The comparability of the company’s second-quarter results is impacted by marketing fund variability.  The company’s reported results and comparable-basis results (adjusted to neutralize these impacts) are presented to enhance transparency and provide a better understanding of the results of the company’s ongoing operations.

  • Fee-related and other revenues grew 8 percent to $397 million compared to $366 million in the second quarter of 2024, which reflects a 19 percent increase in ancillary revenues, higher royalties and franchise fees, as well as higher pass-through revenues due to the company’s global franchisee conference in May.
  • The company generated net income of $87 million, a 1 percent increase compared to the second quarter of 2024, as higher adjusted EBITDA and lower transaction-related expenses were partially offset by the absence of a benefit in connection with the reversal of a spin-off related matter, higher restructuring costs, and increased interest expense. Adjusted net income grew 13 percent to $103 million compared to $91 million in the second quarter of 2024.
  • Adjusted EBITDA grew 10 percent to $195 million compared to $178 million in the second quarter of 2024. This increase included an $8 million favorable impact from marketing fund variability, excluding which adjusted EBITDA grew 5 percent on a comparable basis, primarily reflecting increased ancillary revenues, as well as higher royalties and franchise fees, partially offset by higher operating expenses primarily related to growth in the company’s credit card program and the absence of a benefit from insurance recoveries.
  • Diluted earnings per share increased 6 percent to $13 compared to $1.07 in the second quarter of 2024. This increase primarily reflects the benefit of a lower share count due to share repurchase activity.
  • Adjusted diluted EPS grew 18 percent to $1.33 compared to $1.13 in the second quarter of 2024. This increase included a favorable impact of $0.07 per share related to marketing fund variability (after estimated taxes). On a comparable basis, adjusted diluted EPS increased approximately 11 percent year-over-year, reflecting comparable adjusted EBITDA growth, the benefit of share repurchase activity, and lower depreciation and amortization, partially offset by higher interest expense.
  • During the second quarter of 2025, the company’s marketing fund revenues exceeded expenses by $3 million; while in the second quarter of 2024, the company’s marketing fund expenses exceeded revenues by $5 million, resulting in $8 million of marketing fund variability.
Balance Sheet and Liquidity

The company generated $70 million of net cash provided by operating activities and $88 million of adjusted free cash flow in the second quarter of 2025.  The company ended the quarter with a cash balance of $50 million and approximately $580 million in total liquidity.

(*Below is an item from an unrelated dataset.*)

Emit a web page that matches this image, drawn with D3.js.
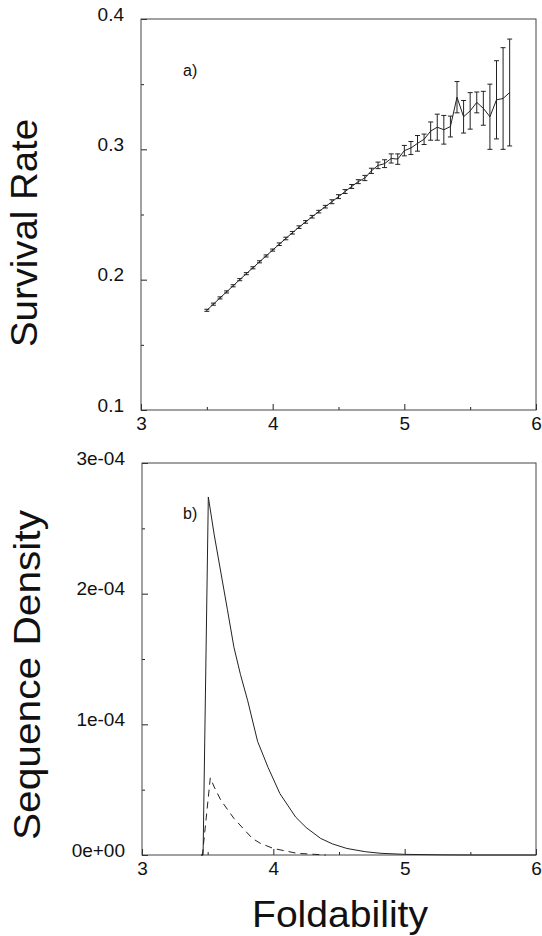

The company’s net debt leverage ratio was 3.5 times as of June 30, 2025, the midpoint of the company’s 3 to 4 times stated target range, and in line with expectations.

Share Repurchases and Dividends

During the second quarter, the company repurchased approximately 923,000 shares of its common stock for $77 million.

The company paid common stock dividends of $32 million, or $0.41 per share, during the second quarter of 2025.

Full-Year 2025 Outlook

The company is increasing its adjusted diluted EPS outlook to reflect the impact of second-quarter share repurchase activity and increasing the low-end of its year-over-year rooms growth outlook by 40 basis points to reflect the removal of the dilutive impact from its Super 8 master licensee in China.

The company continues to expect marketing fund revenues to approximate expenses during full-year 2025, though seasonality of spend will affect the quarterly comparisons throughout the year.